Where 2014's Frozen Letter stretched from the taut propulsion of 2012's Shake My Head in a way that often felt either too belabored or too slight, the new album strikes a more winning balance between purposeful and carefree.
The group advertises its trademark pounding intensity on "Cop Dream/Black Eye (True Story)" and "Tonight, I Walk on the Water," but it mostly allows its guitars and rhythms room to protract and groove, flitting from booming psychedelics ("Burning Sand") to blistering country-punk ("Ninety Day Dog").
McGee acts as a steady compass amid Someday's delirious vacillations. On "Oxcart Blues," the guitars sparkle and the rhythm section jitters with syncopation, buoying the singer as he struggles with self-doubt. The terrific heartbroken travelogue "My Heart Is a Flame in Reverse" ebbs and flows with a punch-drunk sway, ratcheting intensity each time McGee hits a big revelation: "They learned that to live is to suffer and smile/And to succeed at anything you must fail for a long while."

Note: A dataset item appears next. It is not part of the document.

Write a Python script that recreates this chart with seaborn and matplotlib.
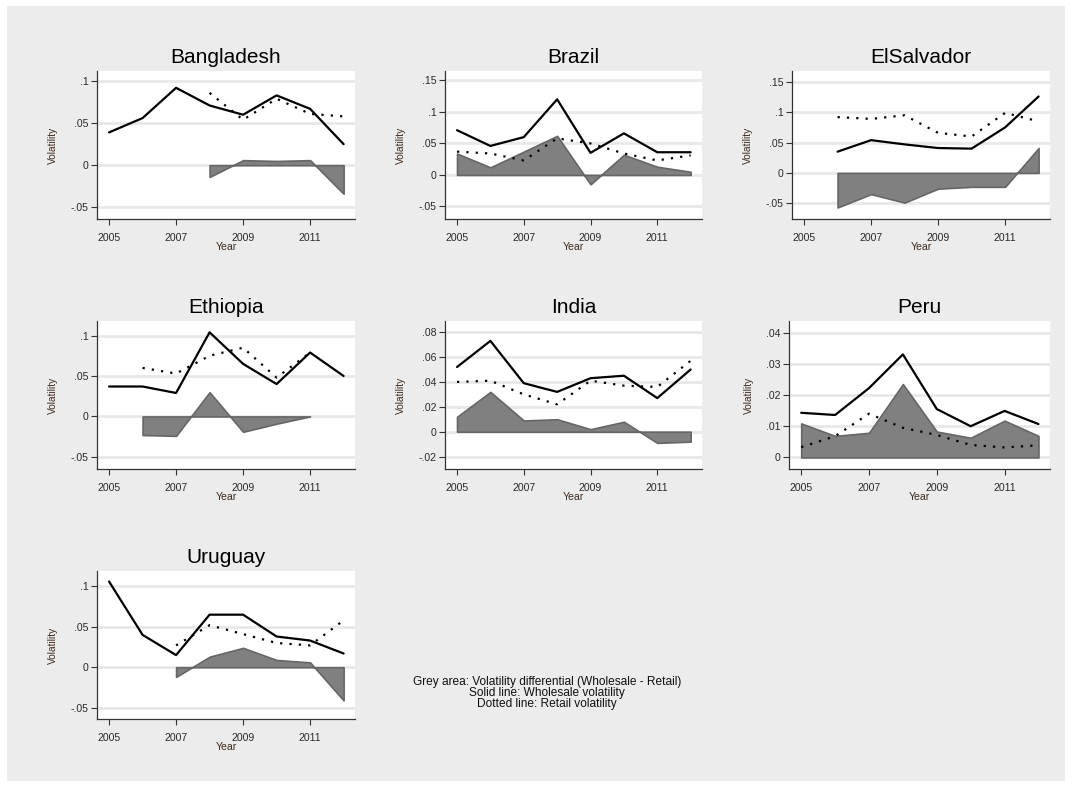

On the closing track, a cover of Charlie Rich's 1977 country original, piano, strings, and soothing guest vocals from Jana Misener and Krista Wroten-Combest conjure images of a feral version of The Band. The middle-aged McGee pledges to continue the titular declaration of "Rollin' with the Flow""While guys my age are raising kids/I'm raising hell just like I did." Better than just rolling along, Spider Bags keep getting better.
(Disclosure: Spider Bags bassist Steve Oliva is the INDY's art director.)